The best part is when one of my team-mates sweeps out to the corner, corrals the puck I just deflected out there, clears it out of the defensive zone and creates a rush out of just one pass. It is poetry in motion, and everything just flows together like it was meant to be. The Hockey Gods have looked down on that piece of ice, stroked their beards wisely, and at that specific time, said to themselves, “Let’s make something magical happen.”
And it is at times like those that we are a brotherhood. A sisterhood. A hockeyhood. Time stands still, and everything is easy. And I love everyone in the building, along with all of those ancient hockey warriors who have fought on that piece of ice in years past. Everyone should get to feel this, and I feel sorry for those who don’t know what they are missing out on.
But as quickly as it started, the moment is over. The puck is back at my feet, and everyone – even the refs, it seems – is hacking away at it, forcing me to make save after save after save, never letting me take a breath to figure out what I need to do next. I see my team-mates – that same hockeyhood from seconds ago – standing in the way of the puck so I can’t see it. I watch the puck deflect off a team-mate and into the post. I scream – scream myself hoarse – at the player on my right to get the puck away from me. It is within a metre of the goal line and I have no control of it. It needs to leave, and it needs to leave NOW. Just fucking move it. Pass it. Skate it. I don’t care what you do, just MAKE IT GO AWAY.
NO! DON’T PASS IT RIGHT ACROSS THE …
The puck is now behind me. Players wearing the wrong colours are cheering and hugging each other. And you are yelling at me. Telling me I should have done better. That I should have made that save. Asking me sarcastically where the hell my stick was. You make the biggest bone-headed play in the history of hockey, and it’s my fault we are now losing.

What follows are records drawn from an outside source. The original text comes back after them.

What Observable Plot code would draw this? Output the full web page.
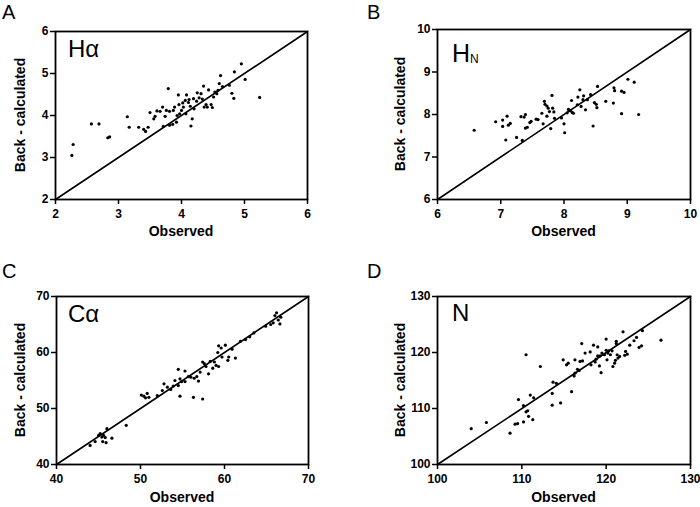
<!DOCTYPE html>
<html><head><meta charset="utf-8">
<script src="https://cdn.jsdelivr.net/npm/d3@7"></script>
<script src="https://cdn.jsdelivr.net/npm/@observablehq/plot@0.6"></script>
<style>
body{margin:0;background:#fff}
#wrap{position:relative;width:700px;height:507px;overflow:hidden;font-family:"Liberation Sans",Arial,sans-serif}
#wrap svg{position:absolute}
</style></head><body><div id="wrap"></div>
<script>
// Panel A: H-alpha
const haObs  = [2.26,2.28,2.57,2.69,2.83,2.86,3.14,3.17,3.32,3.40,3.43,3.47,3.50,3.56,3.58,3.61,3.66,3.70,3.71,3.74,3.79,3.76,3.81,3.81,3.86,3.87,3.89,3.92,3.93,3.95,3.96,3.97,4.00,4.02,4.03,4.06,4.07,4.08,4.11,4.12,4.14,4.15,4.17,4.19,4.20,4.24,4.25,4.28,4.31,4.33,4.35,4.36,4.41,4.43,4.47,4.49,4.51,4.53,4.56,4.58,4.60,4.62,4.65,4.76,4.80,4.83,4.84,4.95,5.01,5.24,4.39];
const haCalc = [3.05,3.31,3.80,3.80,3.47,3.49,3.97,3.72,3.72,3.67,3.62,3.72,4.07,3.92,3.98,4.11,4.10,4.20,3.74,3.98,4.64,4.12,4.10,3.77,3.79,4.12,4.20,3.84,4.00,4.49,4.26,4.04,4.12,4.30,4.20,4.36,4.04,4.49,4.31,4.38,4.22,3.75,3.92,4.40,4.16,4.34,4.54,4.42,4.52,4.39,4.70,4.20,4.20,4.61,4.26,4.19,4.44,4.56,4.52,4.60,4.76,4.95,4.69,4.72,4.53,4.41,5.04,5.23,4.86,4.43,4.26];
// Panel B: H-N
const hnObs  = [6.58,6.92,7.03,7.03,7.08,7.10,7.12,7.15,7.25,7.32,7.34,7.37,7.39,7.39,7.42,7.46,7.48,7.56,7.59,7.65,7.67,7.69,7.70,7.73,7.73,7.75,7.77,7.79,7.81,7.82,7.84,7.85,7.96,8.00,8.01,8.05,8.07,8.10,8.12,8.13,8.15,8.21,8.22,8.25,8.27,8.30,8.31,8.34,8.37,8.42,8.46,8.48,8.51,8.52,8.53,8.66,8.78,8.79,8.80,8.91,8.91,8.95,9.01,9.11,9.18];
const hnCalc = [7.63,7.83,7.87,7.72,7.40,7.96,7.75,7.79,7.46,7.95,7.39,7.94,8.00,7.68,7.70,7.81,7.84,7.89,7.88,8.03,7.78,8.31,8.24,8.20,7.96,8.15,8.07,7.67,8.45,8.15,8.06,7.91,7.92,7.78,7.57,8.04,8.12,8.09,8.33,8.05,8.03,8.23,8.41,8.58,8.19,8.35,8.44,8.11,8.35,8.47,7.73,8.28,8.24,8.16,8.66,8.31,8.27,8.63,8.56,8.55,8.02,8.52,8.83,8.76,8.00];
// Panel C: C-alpha
const caObs  = [44.0,44.6,45.0,45.2,45.4,45.5,45.6,45.8,45.9,46.0,46.6,48.3,50.1,50.4,50.6,50.8,51.0,52.0,52.6,52.8,53.2,53.6,53.9,54.1,54.5,54.5,54.7,54.7,54.9,55.3,55.3,55.7,56.0,56.3,56.4,56.7,56.9,57.1,57.4,57.4,57.6,57.8,58.1,58.3,58.6,58.8,59.0,59.2,59.3,59.3,59.6,59.7,60.1,60.4,60.5,60.9,61.3,61.9,62.5,63.0,63.5,64.9,65.5,65.8,66.0,66.2,66.4,66.6,66.7];
const caCalc = [43.4,44.1,45.2,45.5,44.9,44.1,45.2,44.8,43.9,46.4,44.7,47.0,52.4,52.2,51.9,52.7,52.0,52.3,53.2,54.4,53.8,53.4,54.0,55.0,57.0,54.1,52.2,55.3,54.8,56.7,54.8,55.7,55.6,52.0,55.4,55.7,54.9,56.5,51.7,58.3,58.0,57.5,56.2,58.4,57.2,58.3,57.7,60.0,61.2,57.5,60.8,59.2,61.3,58.6,59.2,60.6,59.0,62.0,62.3,62.8,63.5,64.7,65.0,65.3,66.6,67.1,65.8,65.1,66.3];
// Panel D: N
const nObs  = [104.0,105.8,108.6,109.2,109.5,109.6,110.2,110.2,110.5,110.7,110.8,110.5,111.0,111.3,111.4,112.2,113.6,113.6,113.7,114.1,114.6,114.9,115.3,115.5,115.9,116.2,116.3,116.3,116.6,116.8,116.9,117.1,117.2,117.5,118.1,118.2,118.5,118.7,118.8,119.0,119.0,119.2,119.3,119.4,119.5,119.8,120.0,120.0,120.1,120.2,120.3,120.5,120.7,120.8,121.0,121.1,121.2,121.2,121.3,121.4,121.6,122.0,122.2,122.3,122.5,122.8,123.3,123.6,123.9,124.2,124.3,126.5];
const nCalc = [106.4,107.5,105.6,107.2,107.3,111.6,107.6,110.5,109.4,109.6,108.6,119.6,112.4,108.0,111.9,117.5,110.6,112.7,114.7,114.5,111.0,118.7,117.8,118.1,113.0,115.8,116.3,118.7,117.0,116.8,118.4,121.6,118.5,119.9,120.1,117.8,121.3,118.3,118.8,119.4,121.0,117.6,119.4,116.4,119.9,119.6,120.4,122.4,118.7,119.9,120.3,119.6,120.3,117.5,118.1,118.6,122.0,121.6,119.6,119.0,119.3,123.7,119.5,120.2,119.7,121.3,122.1,122.7,120.9,121.2,123.9,122.2];

const haTicks = [2,3,4,5,6];
const hnTicks = [6,7,8,9,10];
const caTicks = [40,50,60,70];
const nTicks  = [100,110,120,130];

const panels = [
  {letter:"A", label:"Hα", sub:null, obs:haObs, calc:haCalc, ticks:haTicks, left:0, top:0, height:253,
   mL:55, mR:43, mT:31, mB:54, lx:2, ly:19, ix:68, iy:57, isz:24, ox:181, oy:236, yx:25, yy:115},
  {letter:"B", label:"H", sub:"N", obs:hnObs, calc:hnCalc, ticks:hnTicks, left:350, top:0, height:253,
   mL:87, mR:10, mT:29, mB:54, lx:17, ly:19, ix:102, iy:62, isz:25, ox:213.5, oy:236, yx:55, yy:114},
  {letter:"C", label:"Cα", sub:null, obs:caObs, calc:caCalc, ticks:caTicks, left:0, top:253, height:254,
   mL:56, mR:42, mT:43, mB:43, lx:2, ly:25, ix:68, iy:69, isz:24, ox:182, oy:249, yx:25, yy:127},
  {letter:"D", label:"N", sub:null, obs:nObs, calc:nCalc, ticks:nTicks, left:350, top:253, height:254,
   mL:87, mR:10, mT:43, mB:43, lx:17, ly:25, ix:102, iy:68, isz:24, ox:213.5, oy:249, yx:55, yy:127}
];

const wrap = document.getElementById("wrap");
const FONT = "Liberation Sans, Arial, Helvetica, sans-serif";
const fmt = d3.format("d");

for (const c of panels) {
  const data = c.obs.map((x, i) => ({x, y: c.calc[i]}));
  const dom = [c.ticks[0], c.ticks[c.ticks.length - 1]];
  const diag = dom.map(v => ({x: v, y: v}));
  const svg = Plot.plot({
    width: 350, height: c.height,
    marginLeft: c.mL, marginRight: c.mR, marginTop: c.mT, marginBottom: c.mB,
    style: {fontFamily: FONT, fontSize: "12px", fontWeight: "bold", color: "black", background: "transparent", overflow: "visible"},
    x: {domain: dom, label: null},
    y: {domain: dom, label: null},
    marks: [
      Plot.axisX({ticks: c.ticks, tickFormat: fmt, tickSize: 5, tickPadding: 5, strokeWidth: 1.5, label: null}),
      Plot.axisY({ticks: c.ticks, tickFormat: fmt, tickSize: 5, tickPadding: 2, strokeWidth: 1.5, label: null}),
      Plot.line(diag, {x: "x", y: "y", stroke: "black", strokeWidth: 1.6}),
      Plot.dot(data, {x: "x", y: "y", r: 1.6, fill: "black", stroke: null}),
      Plot.frame({stroke: "black", strokeWidth: 1.8})
    ]
  });
  svg.style.left = c.left + "px";
  svg.style.top = c.top + "px";
  const s = d3.select(svg);
  s.append("text").attr("x", c.lx).attr("y", c.ly).attr("font-size", 20).attr("font-weight", "normal")
    .attr("text-anchor", "start").attr("font-family", FONT).attr("fill", "black").text(c.letter);
  const t = s.append("text").attr("x", c.ix).attr("y", c.iy).attr("font-size", c.isz).attr("font-weight", "normal")
    .attr("text-anchor", "start").attr("font-family", FONT).attr("fill", "black").text(c.label);
  if (c.sub) t.append("tspan").attr("font-size", 12).attr("dy", 1).text(c.sub);
  s.append("text").attr("x", c.ox).attr("y", c.oy).attr("font-size", 14).attr("font-weight", "bold")
    .attr("font-family", FONT).attr("text-anchor", "middle").attr("fill", "black").text("Observed");
  s.append("text").attr("transform", `translate(${c.yx},${c.yy}) rotate(-90)`).attr("font-size", 14).attr("font-weight", "bold")
    .attr("font-family", FONT).attr("text-anchor", "middle").attr("fill", "black").text("Back - calculated");
  wrap.appendChild(svg);
}
</script></body></html>
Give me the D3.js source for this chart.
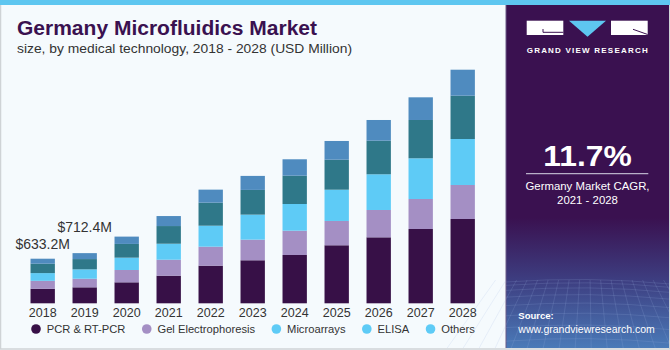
<!DOCTYPE html>
<html><head><meta charset="utf-8">
<script src="https://cdn.jsdelivr.net/npm/d3@7/dist/d3.min.js"></script>
<style>
html,body{margin:0;padding:0;background:#fff;}
svg{display:block;font-family:"Liberation Sans",Arial,sans-serif;}
</style></head>
<body><svg id="c" width="670" height="350"></svg>
<script>
const years = ["2018","2019","2020","2021","2022","2023","2024","2025","2026","2027","2028"];
const seriesNames = ["PCR & RT-PCR","Gel Electrophoresis","Microarrays","ELISA","Others"];
const pcr   = [205, 227, 298, 392, 534, 611, 686, 824, 937, 1055, 1197];
const gel   = [114, 122, 175, 227, 270, 293, 345, 345, 388, 426, 483];
const micro = [110, 133, 175, 227, 298, 355, 379, 444, 507, 578, 653];
const elisa = [133, 146, 195, 251, 327, 351, 402, 426, 477, 544, 615];
const others= [71.2, 84.4, 104, 142, 185, 199, 233, 266, 294, 322, 369];
const valueLabels = ["$633.2M","$712.4M"];
const barColors = ["#371047","#a48fc4","#5ecbf6","#2f7889","#4f8bbf"];
const legendColors = ["#371047","#a48fc4","#5ecbf6","#5ecbf6","#5ecbf6"];

const svg = d3.select("#c");
// background
svg.append("rect").attr("width",670).attr("height",350).attr("fill","#f5fafd");
svg.append("rect").attr("x",0.5).attr("y",0.5).attr("width",669).attr("height",348.5)
  .attr("fill","none").attr("stroke","#cfd3d6").attr("stroke-width",1.5);
svg.append("rect").attr("x",0).attr("y",0).attr("width",670).attr("height",5).attr("fill","#5ec6f0");

// title
svg.append("text").attr("x",17).attr("y",35).attr("font-size",19.5).attr("font-weight","bold")
  .attr("fill","#3a1150").attr("textLength",300).attr("lengthAdjust","spacingAndGlyphs")
  .text("Germany Microfluidics Market");
svg.append("text").attr("x",17).attr("y",53).attr("font-size",13.3).attr("fill","#333")
  .attr("textLength",335).attr("lengthAdjust","spacingAndGlyphs")
  .text("size, by medical technology, 2018 - 2028 (USD Million)");

// data table
const table = years.map((y,i)=>({year:y, "PCR & RT-PCR":pcr[i], "Gel Electrophoresis":gel[i],
  "Microarrays":micro[i], "ELISA":elisa[i], "Others":others[i]}));
const stack = d3.stack().keys(seriesNames)(table);

const x = d3.scaleBand().domain(years).range([21.7, 483.7]).paddingInner(0.42).paddingOuter(0.21);
const y = d3.scaleLinear().domain([0, 3550]).range([303.3, 53.3]);
const color = d3.scaleOrdinal().domain(seriesNames).range(barColors);

const g = svg.append("g");
g.selectAll("g.s").data(stack).join("g").attr("fill", d=>color(d.key))
  .selectAll("rect").data(d=>d).join("rect")
  .attr("x", d=>x(d.data.year)).attr("width", x.bandwidth())
  .attr("y", d=>y(d[1])).attr("height", d=>y(d[0])-y(d[1]));

// axis labels
const ax = svg.append("g").attr("transform","translate(0,303.3)")
  .call(d3.axisBottom(x).tickSize(0).tickPadding(4.5));
ax.select(".domain").remove();
ax.selectAll("text").attr("font-size",12.5).attr("fill","#333").attr("font-family","Liberation Sans, Arial, sans-serif");

// value labels
const totals = table.map((d,i)=>pcr[i]+gel[i]+micro[i]+elisa[i]+others[i]);
const labelOffsets = [10, 21.3];
valueLabels.forEach((t,i)=>{
  svg.append("text").attr("x", x(years[i])+x.bandwidth()/2).attr("y", y(totals[i])-labelOffsets[i])
    .attr("text-anchor","middle").attr("font-size",14).attr("fill","#333").text(t);
});

// legend
let lx = 36;
const leg = svg.append("g");
seriesNames.forEach((n,i)=>{
  leg.append("circle").attr("cx",lx).attr("cy",329).attr("r",4.8).attr("fill",legendColors[i]);
  const t = leg.append("text").attr("x",lx+10.7).attr("y",332.7).attr("font-size",11.2).attr("fill","#333").text(n);
  lx = lx + 10.7 + t.node().getComputedTextLength() + 21.3;
});

// right panel
const defs = svg.append("defs");
const grad = defs.append("linearGradient").attr("id","pg").attr("x1",0).attr("y1",0).attr("x2",0).attr("y2",1);
grad.append("stop").attr("offset","0").attr("stop-color","#3a1150");
grad.append("stop").attr("offset","0.62").attr("stop-color","#3a1150");
grad.append("stop").attr("offset","0.8").attr("stop-color","#3d3d80");
grad.append("stop").attr("offset","1").attr("stop-color","#4a7ab8");
svg.append("rect").attr("x",506).attr("y",5).attr("width",164).attr("height",343).attr("fill","url(#pg)");
svg.append("line").attr("x1",506).attr("x2",506).attr("y1",5).attr("y2",348).attr("stroke","#6a5a86").attr("stroke-width",1);
// grid mesh
const mesh = svg.append("g").attr("stroke","#9fb6e0").attr("stroke-opacity",0.25).attr("stroke-width",0.7).attr("fill","none");
for(let k=0;k<9;k++){
  const yy = 282 + k*k*0.85 + k*2.5;
  mesh.append("path").attr("d",`M506,${yy} Q588,${yy-6} 670,${yy+2}`);
}
for(let k=0;k<18;k++){
  const xx = 500 + k*10;
  mesh.append("line").attr("x1",xx+ (xx-588)*0.05).attr("y1",280).attr("x2",xx+(xx-588)*0.6).attr("y2",348);
}
svg.append("rect").attr("x",669).attr("y",5).attr("width",1).attr("height",343).attr("fill","#cfd3d6");

// logo
const logo = svg.append("g");
logo.append("rect").attr("x",526.7).attr("y",20.7).attr("width",36.6).attr("height",14.3).attr("fill","#fff");
logo.append("path").attr("d","M543,29 L543,32.3 L563.3,32.3").attr("stroke","#3a1150").attr("stroke-width",1).attr("fill","none");
logo.append("path").attr("d","M569,20.7 L606,20.7 L587.5,36.7 Z").attr("fill","#5ec6f0");
logo.append("rect").attr("x",611).attr("y",20.7).attr("width",36.7).attr("height",14.3).attr("fill","#fff");
logo.append("path").attr("d","M633,29.3 L647.7,34.5").attr("stroke","#3a1150").attr("stroke-width",1).attr("fill","none");
logo.append("text").attr("x",526.7).attr("y",53.3).attr("font-size",8).attr("font-weight","bold")
  .attr("fill","#fff").attr("textLength",121).attr("lengthAdjust","spacing").text("GRAND VIEW RESEARCH");

svg.append("text").attr("x",543.3).attr("y",166).attr("font-size",29.5)
  .attr("font-weight","bold").attr("fill","#fff").attr("textLength",88.4).attr("lengthAdjust","spacingAndGlyphs").text("11.7%");
svg.append("line").attr("x1",526).attr("x2",648.3).attr("y1",173.7).attr("y2",173.7).attr("stroke","#b8b0c8").attr("stroke-width",1.2);
svg.append("text").attr("x",587.5).attr("y",190).attr("text-anchor","middle").attr("font-size",11.4)
  .attr("fill","#fff").text("Germany Market CAGR,");
svg.append("text").attr("x",587.5).attr("y",204.3).attr("text-anchor","middle").attr("font-size",11.4)
  .attr("fill","#fff").text("2021 - 2028");
svg.append("text").attr("x",518.3).attr("y",319).attr("font-size",9.5).attr("font-weight","bold")
  .attr("fill","#fff").text("Source:");
svg.append("text").attr("x",518.3).attr("y",332.7).attr("font-size",10.5)
  .attr("fill","#fff").text("www.grandviewresearch.com");
</script></body></html>
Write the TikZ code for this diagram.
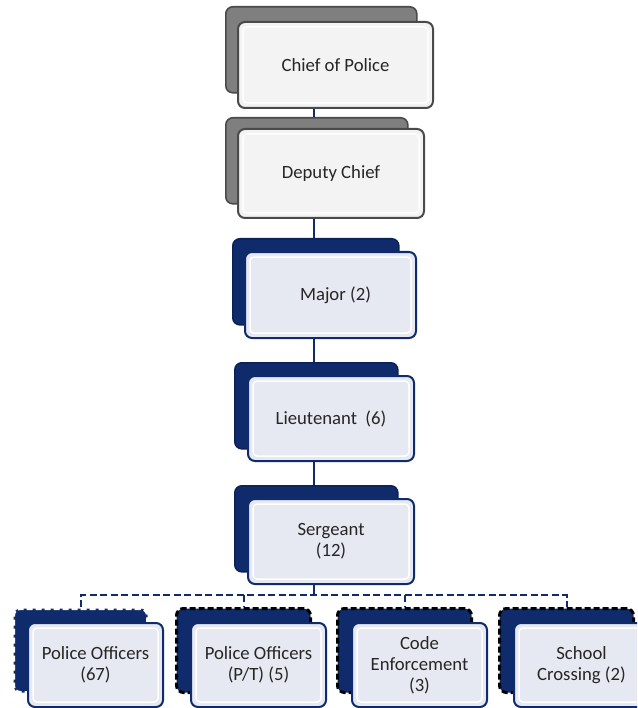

And I hate you. I hate you and I want to hurt you. I want to hurt you so much you will be scared to play again. You were my team-mate, but after that play you don’t deserve to even share the ice with me. I don’t care, I hate you. Fuck off, and stay the fuck away from me before I rip your face off through that cage.
The very next shift, the centre wins the face-off, tears down the ice and goes top shelf blocker side to get that goal right back. After the obligatory fist-bumps along the bench, he points his stick right at me and yells “That one’s for you, buddy”.
I am a goalie. And I fucking love this game.